Anna is quick to say that it would be hard to live in Whitesburg and not be influenced by place. “The physical landscape here is unmistakable, all around, holding you. You’re always encircled by these mountains,” she says. But her approach is also a natural expression of her experience as a young Appalachian.
Raised in a small community outside Maryville, Tennessee, Anna’s earliest memories are of bringing her family’s surroundings to the table. “We always had a big garden, cows, chickens, and goats,” she recalls. “Our neighbors hunted game and raised hogs. As kids, we’d go down and help with the hog killing.”
After moving north for college, Anna returned to the region to work as a chef, including stints in Asheville and Greensboro, North Carolina, before eventually settling closer to home in Knoxville, Tennessee.
The call to eastern Kentucky came when Amelia Kirby, a childhood friend of Anna’s and the owner of Summit City, asked Anna to help redesign a bar menu focused on local ingredients and regional tastes.

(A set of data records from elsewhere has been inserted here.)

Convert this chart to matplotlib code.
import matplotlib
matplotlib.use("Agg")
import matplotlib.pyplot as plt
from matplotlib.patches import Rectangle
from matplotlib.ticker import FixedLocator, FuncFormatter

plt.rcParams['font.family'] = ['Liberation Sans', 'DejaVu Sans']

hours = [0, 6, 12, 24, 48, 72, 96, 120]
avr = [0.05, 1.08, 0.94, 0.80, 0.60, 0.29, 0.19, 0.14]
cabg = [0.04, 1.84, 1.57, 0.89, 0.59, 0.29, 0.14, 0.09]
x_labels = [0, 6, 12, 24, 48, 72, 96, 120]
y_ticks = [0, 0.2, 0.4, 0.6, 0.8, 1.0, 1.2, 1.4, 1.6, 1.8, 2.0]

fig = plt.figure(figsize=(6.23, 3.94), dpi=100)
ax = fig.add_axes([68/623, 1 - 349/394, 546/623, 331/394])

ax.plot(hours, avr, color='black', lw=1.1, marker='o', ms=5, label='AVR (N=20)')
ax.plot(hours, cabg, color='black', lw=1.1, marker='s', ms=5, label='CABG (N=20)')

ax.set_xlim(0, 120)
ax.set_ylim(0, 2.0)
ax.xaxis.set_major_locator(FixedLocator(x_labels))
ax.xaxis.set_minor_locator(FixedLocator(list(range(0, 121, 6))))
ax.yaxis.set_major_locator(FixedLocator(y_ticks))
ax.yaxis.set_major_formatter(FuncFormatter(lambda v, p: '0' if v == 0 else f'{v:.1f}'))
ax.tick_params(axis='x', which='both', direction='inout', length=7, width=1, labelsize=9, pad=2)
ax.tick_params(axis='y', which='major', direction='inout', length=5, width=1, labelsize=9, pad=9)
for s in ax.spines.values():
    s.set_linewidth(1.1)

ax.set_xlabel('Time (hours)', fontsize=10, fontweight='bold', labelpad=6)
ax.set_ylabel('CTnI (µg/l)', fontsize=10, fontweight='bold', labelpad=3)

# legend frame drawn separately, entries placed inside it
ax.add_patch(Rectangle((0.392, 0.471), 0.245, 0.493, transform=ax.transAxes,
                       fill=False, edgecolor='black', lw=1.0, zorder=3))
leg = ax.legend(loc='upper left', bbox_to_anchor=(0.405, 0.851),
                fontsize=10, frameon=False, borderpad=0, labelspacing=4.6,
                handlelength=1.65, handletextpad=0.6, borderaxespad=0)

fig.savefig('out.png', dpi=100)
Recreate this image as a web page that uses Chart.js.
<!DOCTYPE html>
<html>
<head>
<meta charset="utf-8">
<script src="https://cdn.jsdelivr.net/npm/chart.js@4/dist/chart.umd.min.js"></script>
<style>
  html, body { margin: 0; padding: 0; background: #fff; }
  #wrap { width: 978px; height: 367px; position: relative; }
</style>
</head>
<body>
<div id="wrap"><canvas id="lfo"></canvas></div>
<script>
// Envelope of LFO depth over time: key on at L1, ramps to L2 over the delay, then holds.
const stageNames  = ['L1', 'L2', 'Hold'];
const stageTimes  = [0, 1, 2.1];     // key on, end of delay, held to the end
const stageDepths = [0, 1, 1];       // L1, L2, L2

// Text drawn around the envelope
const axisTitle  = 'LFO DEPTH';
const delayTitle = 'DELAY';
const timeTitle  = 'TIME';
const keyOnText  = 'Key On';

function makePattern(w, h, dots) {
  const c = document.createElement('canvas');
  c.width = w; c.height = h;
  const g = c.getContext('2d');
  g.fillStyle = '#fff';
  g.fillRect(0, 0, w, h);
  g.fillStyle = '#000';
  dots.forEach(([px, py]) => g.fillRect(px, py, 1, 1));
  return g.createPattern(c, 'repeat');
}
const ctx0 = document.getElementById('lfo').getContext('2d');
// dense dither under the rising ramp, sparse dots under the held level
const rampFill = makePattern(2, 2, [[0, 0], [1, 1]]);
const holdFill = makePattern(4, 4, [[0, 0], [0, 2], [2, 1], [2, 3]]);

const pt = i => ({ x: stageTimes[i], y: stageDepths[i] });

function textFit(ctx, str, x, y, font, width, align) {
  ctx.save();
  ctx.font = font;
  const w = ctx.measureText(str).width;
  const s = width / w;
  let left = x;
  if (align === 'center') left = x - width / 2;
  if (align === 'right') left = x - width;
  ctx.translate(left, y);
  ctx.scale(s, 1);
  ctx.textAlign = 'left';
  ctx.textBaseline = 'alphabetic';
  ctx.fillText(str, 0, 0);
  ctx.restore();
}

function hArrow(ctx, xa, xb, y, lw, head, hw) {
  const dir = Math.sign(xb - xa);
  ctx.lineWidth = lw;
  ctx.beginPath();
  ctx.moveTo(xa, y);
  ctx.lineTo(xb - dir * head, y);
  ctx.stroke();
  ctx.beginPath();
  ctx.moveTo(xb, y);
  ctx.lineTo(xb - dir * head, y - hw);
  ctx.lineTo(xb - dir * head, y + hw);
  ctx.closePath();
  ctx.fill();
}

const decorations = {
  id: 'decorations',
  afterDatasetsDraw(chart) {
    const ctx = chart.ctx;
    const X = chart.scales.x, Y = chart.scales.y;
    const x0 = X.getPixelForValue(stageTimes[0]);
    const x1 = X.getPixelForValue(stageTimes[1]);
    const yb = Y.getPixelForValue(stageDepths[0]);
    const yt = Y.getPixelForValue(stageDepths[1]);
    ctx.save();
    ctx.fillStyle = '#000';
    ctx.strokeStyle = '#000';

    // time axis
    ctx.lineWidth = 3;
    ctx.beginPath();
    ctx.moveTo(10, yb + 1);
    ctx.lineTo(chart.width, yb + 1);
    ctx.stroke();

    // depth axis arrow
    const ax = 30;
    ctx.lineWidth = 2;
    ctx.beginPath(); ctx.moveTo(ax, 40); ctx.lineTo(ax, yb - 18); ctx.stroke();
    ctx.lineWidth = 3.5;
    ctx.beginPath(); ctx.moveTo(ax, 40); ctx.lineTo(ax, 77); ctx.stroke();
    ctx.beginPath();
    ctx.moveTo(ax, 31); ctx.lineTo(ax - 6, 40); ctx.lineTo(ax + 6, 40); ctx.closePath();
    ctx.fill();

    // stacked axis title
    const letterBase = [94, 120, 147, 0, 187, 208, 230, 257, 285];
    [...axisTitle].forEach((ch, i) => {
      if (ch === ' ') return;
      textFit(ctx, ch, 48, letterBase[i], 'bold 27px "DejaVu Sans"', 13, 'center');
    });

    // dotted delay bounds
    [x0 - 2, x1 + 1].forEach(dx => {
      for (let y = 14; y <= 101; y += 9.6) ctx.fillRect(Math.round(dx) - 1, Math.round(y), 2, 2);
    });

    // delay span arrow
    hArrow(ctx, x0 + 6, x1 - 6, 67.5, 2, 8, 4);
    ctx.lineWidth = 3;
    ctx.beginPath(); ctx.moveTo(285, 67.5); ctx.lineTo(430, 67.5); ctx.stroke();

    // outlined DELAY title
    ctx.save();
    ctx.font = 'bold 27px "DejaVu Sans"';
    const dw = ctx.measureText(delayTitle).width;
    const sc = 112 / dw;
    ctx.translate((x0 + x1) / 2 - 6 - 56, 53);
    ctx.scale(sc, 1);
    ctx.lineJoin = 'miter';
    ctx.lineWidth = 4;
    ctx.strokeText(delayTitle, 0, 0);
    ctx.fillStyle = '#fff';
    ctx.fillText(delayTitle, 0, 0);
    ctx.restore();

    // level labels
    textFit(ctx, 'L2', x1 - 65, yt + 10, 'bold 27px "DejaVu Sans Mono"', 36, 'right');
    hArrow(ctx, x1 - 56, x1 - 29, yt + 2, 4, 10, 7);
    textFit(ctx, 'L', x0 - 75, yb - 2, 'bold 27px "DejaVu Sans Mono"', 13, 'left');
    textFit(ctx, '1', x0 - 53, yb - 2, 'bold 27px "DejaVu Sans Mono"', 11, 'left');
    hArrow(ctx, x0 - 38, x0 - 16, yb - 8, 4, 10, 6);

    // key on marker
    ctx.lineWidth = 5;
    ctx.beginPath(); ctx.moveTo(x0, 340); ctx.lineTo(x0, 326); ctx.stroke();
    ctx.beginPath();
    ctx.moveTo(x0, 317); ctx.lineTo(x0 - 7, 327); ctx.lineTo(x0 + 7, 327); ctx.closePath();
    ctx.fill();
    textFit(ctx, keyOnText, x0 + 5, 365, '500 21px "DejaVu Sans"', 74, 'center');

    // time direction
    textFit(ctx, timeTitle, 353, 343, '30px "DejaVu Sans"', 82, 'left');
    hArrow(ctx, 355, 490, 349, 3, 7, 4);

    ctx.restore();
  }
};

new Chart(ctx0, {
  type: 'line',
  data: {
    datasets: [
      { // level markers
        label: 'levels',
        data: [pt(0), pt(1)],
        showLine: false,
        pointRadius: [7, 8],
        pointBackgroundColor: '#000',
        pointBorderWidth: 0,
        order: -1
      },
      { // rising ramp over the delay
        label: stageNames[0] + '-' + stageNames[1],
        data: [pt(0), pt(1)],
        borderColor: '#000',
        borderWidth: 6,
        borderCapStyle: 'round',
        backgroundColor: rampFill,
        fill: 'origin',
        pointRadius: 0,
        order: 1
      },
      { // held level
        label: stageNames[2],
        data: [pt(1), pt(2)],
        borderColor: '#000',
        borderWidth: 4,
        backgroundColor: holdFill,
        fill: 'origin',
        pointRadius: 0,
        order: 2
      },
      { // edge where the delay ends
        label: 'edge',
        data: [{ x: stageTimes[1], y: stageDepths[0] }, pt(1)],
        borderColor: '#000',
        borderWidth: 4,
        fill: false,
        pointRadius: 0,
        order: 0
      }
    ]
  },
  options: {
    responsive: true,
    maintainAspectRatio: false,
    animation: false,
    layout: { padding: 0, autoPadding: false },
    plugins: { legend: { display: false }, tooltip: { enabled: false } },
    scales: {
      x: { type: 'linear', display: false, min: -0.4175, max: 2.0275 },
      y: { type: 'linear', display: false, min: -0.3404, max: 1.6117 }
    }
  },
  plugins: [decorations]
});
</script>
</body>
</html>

Anna’s approach to bar food and spirits is to call forward the overlooked multicultural and ethnic influences that shape the mountain experience, making it clear that eastern Kentucky offers more than just moonshine, soup beans, and chow chow.
This playful treatment of Appalachian identity translates to a menu of cocktails like The Stone Mason, a liquid homage to the city’s Italian immigrant ancestors who cut distinctive stone buildings and bridges. (Shake together 1.5 oz bourbon, .5 oz Campari, and 1 oz freshly made sour mix; garnish with a lemon or lime twist.)
As the night comes to a close, Anna’s mind is on the black walnuts awaiting transformation in her apartment, steps away from the bar. She tells me a black walnut liqueur is in the works and, if successful, will make an appearance in some as-yet-unnamed cocktail. I suggest a walnut bitters, and Anna’s eyes light up.
Lora Smith splits her time between a day job in Greensboro, North Carolina, and weekend work in Egypt, Kentucky, where she and her husband are developing 120 acres at the head of a holler into an organic farm and heirloom cider orchard.